伊豆半島の先端、下田市に建つクリニック兼住宅である。敷地は商業地と住宅地の混在する地域にあり、前面道路の交通量も多く、どのようにクリニックとしてのプライベート性を保つかが、計画を進めて行く中で重要な鍵となった。そしてこの建物でデザインしたのが、幾重にも重ねられたガラスサッシュによる居室の階層的配置と、視線をコントロールするためのルーバー壁であった。
クリニック機能の性格上、待合いスペースを含め、プライバシーは確保されなければならないが、クリニックも商業施設として考えると、外部からもある程度の「視認性」は必要である。この二つの相反するデザイン要求を、ガラスの反射とルーバー壁による視線コントロールにて両立させた。

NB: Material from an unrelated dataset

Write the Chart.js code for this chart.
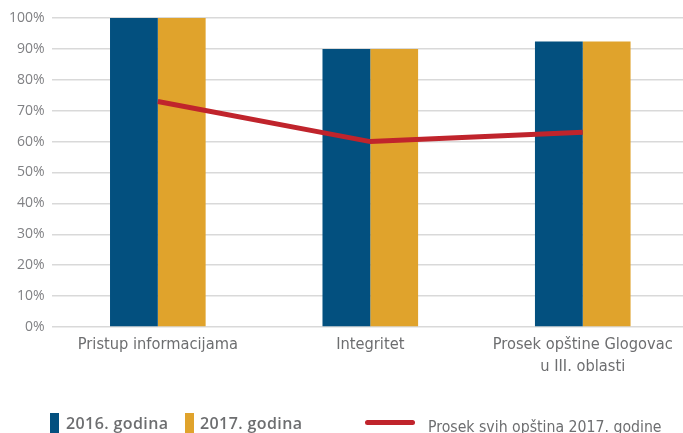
<!DOCTYPE html>
<html>
<head>
<meta charset="utf-8">
<script src="https://cdn.jsdelivr.net/npm/chart.js@4"></script>
<style>
html,body{margin:0;padding:0;background:#fff;}
#wrap{position:relative;width:683px;height:433px;overflow:hidden;}
#chart{position:absolute;left:0;top:0;}
.lg{position:absolute;white-space:nowrap;color:#6d6e70;}
.sw{position:absolute;}
</style>
</head>
<body>
<div id="wrap">
<canvas id="chart" width="689" height="433"></canvas>
<div class="sw" style="left:50px;top:413px;width:9px;height:20px;background:#03507f"></div>
<div class="lg" style="left:66px;top:412px;font:600 16px 'Open Sans',sans-serif;letter-spacing:0.4px">2016. godina</div>
<div class="sw" style="left:185px;top:413px;width:9px;height:20px;background:#e0a32c"></div>
<div class="lg" style="left:200px;top:412px;font:600 16px 'Open Sans',sans-serif;letter-spacing:0.4px">2017. godina</div>
<div class="sw" style="left:365px;top:420px;width:50px;height:5px;border-radius:3px;background:#c0242c"></div>
<div class="lg" id="lineLegend" style="left:428px;line-height:1">Prosek svih opština 2017. godine</div>
</div>
<script>
const categories = ["Pristup informacijama", "Integritet", ["Prosek opštine Glogovac", "u III. oblasti"]];
const values2016 = [100, 90, 92.4];
const values2017 = [100, 90, 92.4];
const averageAll = [73, 60, 63];
const yTicks = [0, 10, 20, 30, 40, 50, 60, 70, 80, 90, 100];

const condFont = "'DejaVu Sans Condensed','Liberation Sans Narrow',sans-serif";

// pick a font size so the condensed text is about as wide as in the picture
const mctx = document.createElement("canvas").getContext("2d");
function fitSize(text, family, width){
  mctx.font = "100px " + family;
  return Math.round(100 * width / mctx.measureText(text).width * 10) / 10;
}
const xSize = fitSize("Pristup informacijama", condFont, 160);
const lgSize = fitSize("Prosek svih opština 2017. godine", condFont, 234);

const lineLegend = document.getElementById("lineLegend");
lineLegend.style.fontFamily = condFont;
lineLegend.style.fontSize = lgSize + "px";
lineLegend.style.top = (432 - 0.85 * lgSize) + "px";

new Chart(document.getElementById("chart"), {
  type: "bar",
  data: {
    labels: categories,
    datasets: [
      {
        type: "line",
        label: "Prosek svih opština 2017. godine",
        data: averageAll,
        borderColor: "#c0242c",
        borderWidth: 5,
        pointRadius: 0,
        fill: false,
        tension: 0,
        order: 0
      },
      {
        label: "2016. godina",
        data: values2016,
        backgroundColor: "#03507f",
        order: 1
      },
      {
        label: "2017. godina",
        data: values2017,
        backgroundColor: "#e0a32c",
        order: 1
      }
    ]
  },
  options: {
    responsive: false,
    animation: false,
    layout: { padding: { left: 2, right: 0, top: 18, bottom: 48 } },
    datasets: { bar: { categoryPercentage: 0.45, barPercentage: 1 } },
    plugins: { legend: { display: false }, tooltip: { enabled: false } },
    scales: {
      x: {
        grid: { display: false, drawTicks: false },
        border: { display: false },
        ticks: {
          padding: 7,
          color: "#6d6e70",
          maxRotation: 0,
          autoSkip: false,
          font: { family: condFont, size: xSize, lineHeight: "22px" }
        }
      },
      y: {
        min: 0,
        max: 100,
        afterBuildTicks: axis => { axis.ticks = yTicks.map(v => ({ value: v })); },
        grid: { color: "#d9d9d9", lineWidth: 1.5, drawTicks: false },
        border: { display: false },
        ticks: {
          padding: 7,
          color: "#808184",
          font: { family: "'Open Sans',sans-serif", size: 14 },
          callback: v => v + "%"
        }
      }
    }
  }
});
</script>
</body>
</html>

また、1階のクリニック待合室の吹き抜けは2階住宅部分のリビングと共有されており、お互いに使用していない時間帯でもスペースを有効に利用できるよう計画している。吹き抜けにはリビングから利用できるガラス・テラスが計画され、開放感ある吹き抜け空間を演出している。また、吹き抜け空間は室内熱環境的にも有効に機能し、夏の暑い空気を上部へと逃がす役目も担っており、デザインと熱環境への配慮を同時に行った計画となっている。